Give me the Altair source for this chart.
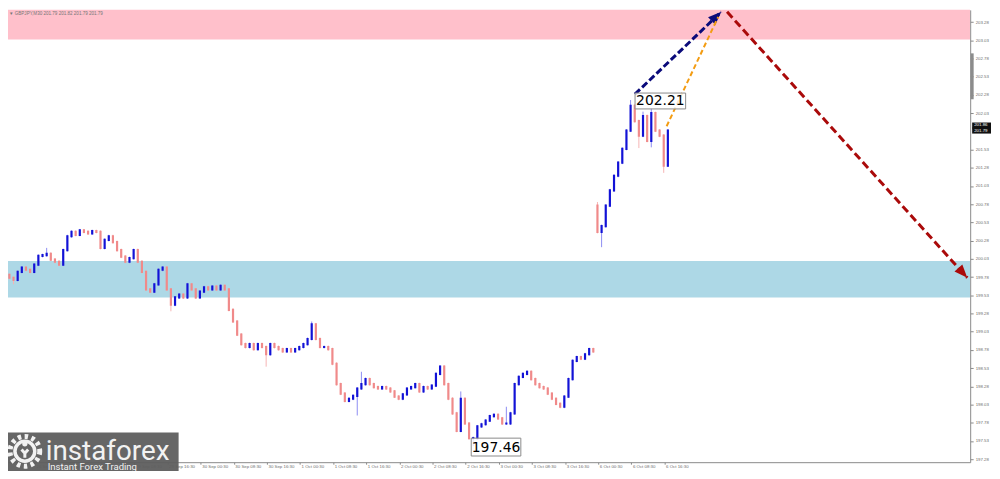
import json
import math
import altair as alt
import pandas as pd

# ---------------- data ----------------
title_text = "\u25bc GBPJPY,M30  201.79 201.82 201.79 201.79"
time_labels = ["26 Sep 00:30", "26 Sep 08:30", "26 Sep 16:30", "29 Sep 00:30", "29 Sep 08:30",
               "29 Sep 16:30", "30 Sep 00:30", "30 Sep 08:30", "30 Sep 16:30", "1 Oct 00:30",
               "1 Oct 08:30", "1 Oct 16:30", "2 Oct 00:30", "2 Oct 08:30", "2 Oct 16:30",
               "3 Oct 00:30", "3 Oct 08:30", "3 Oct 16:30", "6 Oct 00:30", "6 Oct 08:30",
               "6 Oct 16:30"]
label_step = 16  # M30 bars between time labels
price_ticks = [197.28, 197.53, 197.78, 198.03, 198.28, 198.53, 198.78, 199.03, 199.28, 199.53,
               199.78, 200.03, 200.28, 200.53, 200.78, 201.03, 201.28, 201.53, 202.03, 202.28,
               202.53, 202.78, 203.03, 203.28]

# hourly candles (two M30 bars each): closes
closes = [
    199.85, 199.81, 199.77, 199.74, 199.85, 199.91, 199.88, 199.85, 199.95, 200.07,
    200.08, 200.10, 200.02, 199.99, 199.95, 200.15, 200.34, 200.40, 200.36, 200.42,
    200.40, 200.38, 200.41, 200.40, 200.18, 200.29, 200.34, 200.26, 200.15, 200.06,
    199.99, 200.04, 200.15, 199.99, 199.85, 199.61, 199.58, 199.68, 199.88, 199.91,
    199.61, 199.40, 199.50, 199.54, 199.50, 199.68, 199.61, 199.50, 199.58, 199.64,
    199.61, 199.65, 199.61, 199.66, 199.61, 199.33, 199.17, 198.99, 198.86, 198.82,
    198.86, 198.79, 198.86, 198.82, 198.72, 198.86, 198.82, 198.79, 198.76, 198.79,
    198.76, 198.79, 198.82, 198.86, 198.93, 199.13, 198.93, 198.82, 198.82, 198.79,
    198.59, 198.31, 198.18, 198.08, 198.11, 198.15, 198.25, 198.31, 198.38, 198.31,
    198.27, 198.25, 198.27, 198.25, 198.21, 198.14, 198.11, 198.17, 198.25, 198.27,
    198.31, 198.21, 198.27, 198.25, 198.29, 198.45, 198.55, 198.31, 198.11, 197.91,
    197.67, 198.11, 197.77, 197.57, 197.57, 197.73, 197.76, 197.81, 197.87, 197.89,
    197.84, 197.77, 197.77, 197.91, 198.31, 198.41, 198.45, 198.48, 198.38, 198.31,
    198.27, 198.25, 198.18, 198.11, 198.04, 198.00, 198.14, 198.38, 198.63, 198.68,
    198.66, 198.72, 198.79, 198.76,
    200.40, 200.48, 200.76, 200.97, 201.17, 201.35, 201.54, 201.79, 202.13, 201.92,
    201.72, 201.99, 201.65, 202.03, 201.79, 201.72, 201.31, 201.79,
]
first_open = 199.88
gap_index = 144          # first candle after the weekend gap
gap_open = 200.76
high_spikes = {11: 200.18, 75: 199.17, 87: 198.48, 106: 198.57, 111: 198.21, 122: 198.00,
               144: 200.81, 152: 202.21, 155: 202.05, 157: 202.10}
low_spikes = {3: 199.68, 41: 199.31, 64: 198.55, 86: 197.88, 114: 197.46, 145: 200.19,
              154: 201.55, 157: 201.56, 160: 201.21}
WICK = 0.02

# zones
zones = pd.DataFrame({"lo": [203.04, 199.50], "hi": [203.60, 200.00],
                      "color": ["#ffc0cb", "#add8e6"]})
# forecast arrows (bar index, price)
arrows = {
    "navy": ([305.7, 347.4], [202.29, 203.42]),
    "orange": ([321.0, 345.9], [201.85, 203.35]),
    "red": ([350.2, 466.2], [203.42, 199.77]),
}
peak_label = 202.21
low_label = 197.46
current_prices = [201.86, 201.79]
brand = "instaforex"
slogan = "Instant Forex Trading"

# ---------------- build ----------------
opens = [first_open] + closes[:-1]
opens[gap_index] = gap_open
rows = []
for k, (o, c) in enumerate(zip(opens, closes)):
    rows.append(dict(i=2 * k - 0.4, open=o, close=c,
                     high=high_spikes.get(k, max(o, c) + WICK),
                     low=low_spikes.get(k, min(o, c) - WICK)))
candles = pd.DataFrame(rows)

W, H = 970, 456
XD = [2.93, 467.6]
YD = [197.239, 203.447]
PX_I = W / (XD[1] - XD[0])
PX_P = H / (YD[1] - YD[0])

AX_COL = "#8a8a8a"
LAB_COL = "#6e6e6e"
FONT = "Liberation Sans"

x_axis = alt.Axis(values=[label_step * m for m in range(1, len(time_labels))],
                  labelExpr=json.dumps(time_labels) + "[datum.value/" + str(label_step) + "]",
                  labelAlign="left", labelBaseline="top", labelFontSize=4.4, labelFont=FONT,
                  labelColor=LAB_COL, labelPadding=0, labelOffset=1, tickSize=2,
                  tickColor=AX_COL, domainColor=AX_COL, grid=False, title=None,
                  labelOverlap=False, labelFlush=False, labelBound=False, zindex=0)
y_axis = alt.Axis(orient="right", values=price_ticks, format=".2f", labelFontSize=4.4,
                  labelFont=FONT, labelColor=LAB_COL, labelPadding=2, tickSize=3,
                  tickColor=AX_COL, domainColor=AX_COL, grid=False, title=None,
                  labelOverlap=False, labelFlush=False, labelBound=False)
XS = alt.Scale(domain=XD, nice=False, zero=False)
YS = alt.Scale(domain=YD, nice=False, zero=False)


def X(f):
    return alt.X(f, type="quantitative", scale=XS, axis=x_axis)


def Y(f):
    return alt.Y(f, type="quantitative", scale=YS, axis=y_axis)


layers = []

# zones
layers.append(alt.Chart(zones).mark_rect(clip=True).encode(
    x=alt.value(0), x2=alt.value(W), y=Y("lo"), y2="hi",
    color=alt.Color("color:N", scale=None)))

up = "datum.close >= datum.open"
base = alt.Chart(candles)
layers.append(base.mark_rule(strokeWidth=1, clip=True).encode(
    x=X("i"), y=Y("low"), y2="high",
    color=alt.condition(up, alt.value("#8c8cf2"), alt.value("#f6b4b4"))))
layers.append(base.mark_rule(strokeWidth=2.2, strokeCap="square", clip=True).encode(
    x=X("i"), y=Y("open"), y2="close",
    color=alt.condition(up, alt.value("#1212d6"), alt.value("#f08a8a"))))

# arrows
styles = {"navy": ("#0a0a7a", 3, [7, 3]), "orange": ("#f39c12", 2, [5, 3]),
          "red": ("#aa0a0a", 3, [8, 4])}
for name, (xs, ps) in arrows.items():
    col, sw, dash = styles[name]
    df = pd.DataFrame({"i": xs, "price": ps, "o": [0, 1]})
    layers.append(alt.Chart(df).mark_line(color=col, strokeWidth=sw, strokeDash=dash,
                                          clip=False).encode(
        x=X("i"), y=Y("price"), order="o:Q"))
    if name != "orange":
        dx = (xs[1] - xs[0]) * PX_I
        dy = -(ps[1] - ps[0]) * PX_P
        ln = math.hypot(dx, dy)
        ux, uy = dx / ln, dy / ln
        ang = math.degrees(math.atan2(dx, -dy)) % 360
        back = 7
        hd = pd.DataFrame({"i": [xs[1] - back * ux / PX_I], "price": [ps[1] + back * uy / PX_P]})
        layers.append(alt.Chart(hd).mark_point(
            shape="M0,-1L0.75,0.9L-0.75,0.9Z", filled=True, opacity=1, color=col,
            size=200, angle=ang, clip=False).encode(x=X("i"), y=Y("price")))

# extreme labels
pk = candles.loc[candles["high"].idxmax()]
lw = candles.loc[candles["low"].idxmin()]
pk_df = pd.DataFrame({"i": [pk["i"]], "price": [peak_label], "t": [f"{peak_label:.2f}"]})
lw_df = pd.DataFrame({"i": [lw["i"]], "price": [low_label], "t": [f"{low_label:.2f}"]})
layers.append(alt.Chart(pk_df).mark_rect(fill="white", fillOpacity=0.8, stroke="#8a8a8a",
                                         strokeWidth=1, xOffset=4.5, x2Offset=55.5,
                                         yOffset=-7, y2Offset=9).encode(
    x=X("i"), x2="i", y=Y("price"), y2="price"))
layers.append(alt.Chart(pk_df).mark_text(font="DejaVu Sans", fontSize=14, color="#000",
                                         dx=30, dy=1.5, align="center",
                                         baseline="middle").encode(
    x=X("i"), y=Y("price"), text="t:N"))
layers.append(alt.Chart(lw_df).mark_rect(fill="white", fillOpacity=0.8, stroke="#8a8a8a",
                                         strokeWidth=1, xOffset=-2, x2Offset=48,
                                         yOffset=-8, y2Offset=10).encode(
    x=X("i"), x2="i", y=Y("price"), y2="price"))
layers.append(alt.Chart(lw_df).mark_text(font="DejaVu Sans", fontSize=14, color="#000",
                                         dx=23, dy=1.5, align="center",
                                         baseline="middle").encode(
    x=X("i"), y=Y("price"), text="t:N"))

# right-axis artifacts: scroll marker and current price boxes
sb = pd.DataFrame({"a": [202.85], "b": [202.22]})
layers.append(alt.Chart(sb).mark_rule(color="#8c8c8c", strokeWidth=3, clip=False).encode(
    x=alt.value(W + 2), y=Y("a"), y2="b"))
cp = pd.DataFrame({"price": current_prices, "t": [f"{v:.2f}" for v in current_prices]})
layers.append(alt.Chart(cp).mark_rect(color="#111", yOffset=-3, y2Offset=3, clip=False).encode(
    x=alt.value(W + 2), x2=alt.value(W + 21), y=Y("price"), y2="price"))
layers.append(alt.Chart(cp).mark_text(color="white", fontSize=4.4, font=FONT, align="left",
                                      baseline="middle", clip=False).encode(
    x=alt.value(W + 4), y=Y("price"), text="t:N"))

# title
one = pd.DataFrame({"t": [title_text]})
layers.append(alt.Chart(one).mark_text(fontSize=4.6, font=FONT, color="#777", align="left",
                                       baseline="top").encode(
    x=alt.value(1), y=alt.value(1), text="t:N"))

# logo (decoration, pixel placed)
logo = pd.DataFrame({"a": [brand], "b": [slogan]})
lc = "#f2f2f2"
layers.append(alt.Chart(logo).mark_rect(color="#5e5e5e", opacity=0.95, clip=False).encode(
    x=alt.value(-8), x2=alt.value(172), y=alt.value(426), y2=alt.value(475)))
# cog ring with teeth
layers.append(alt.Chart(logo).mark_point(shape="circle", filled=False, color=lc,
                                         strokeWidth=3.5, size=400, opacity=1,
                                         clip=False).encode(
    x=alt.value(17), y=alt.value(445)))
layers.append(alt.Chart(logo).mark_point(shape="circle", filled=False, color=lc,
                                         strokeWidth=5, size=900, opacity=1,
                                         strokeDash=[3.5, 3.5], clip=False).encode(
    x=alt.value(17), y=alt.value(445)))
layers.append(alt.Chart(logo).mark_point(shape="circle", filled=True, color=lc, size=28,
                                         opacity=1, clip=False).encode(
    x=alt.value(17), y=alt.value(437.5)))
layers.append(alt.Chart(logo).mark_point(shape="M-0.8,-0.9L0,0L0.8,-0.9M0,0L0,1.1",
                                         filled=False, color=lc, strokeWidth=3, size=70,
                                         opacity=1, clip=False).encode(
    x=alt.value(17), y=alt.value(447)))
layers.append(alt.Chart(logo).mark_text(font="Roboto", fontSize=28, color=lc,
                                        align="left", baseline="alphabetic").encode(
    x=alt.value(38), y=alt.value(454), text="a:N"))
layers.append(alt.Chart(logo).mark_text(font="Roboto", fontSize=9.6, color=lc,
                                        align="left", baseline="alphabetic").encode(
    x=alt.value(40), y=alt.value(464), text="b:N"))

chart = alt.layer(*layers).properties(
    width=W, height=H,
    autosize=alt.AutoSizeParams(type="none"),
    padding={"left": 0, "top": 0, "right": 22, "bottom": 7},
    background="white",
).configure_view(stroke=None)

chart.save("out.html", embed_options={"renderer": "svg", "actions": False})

Objective: Please repeat exactly the data above from its first line to the line that contains "import pandas as pd", inclusive, and leave every picture out.

Exercise output:
Give me the Altair source for this chart.
import json
import math
import altair as alt
import pandas as pd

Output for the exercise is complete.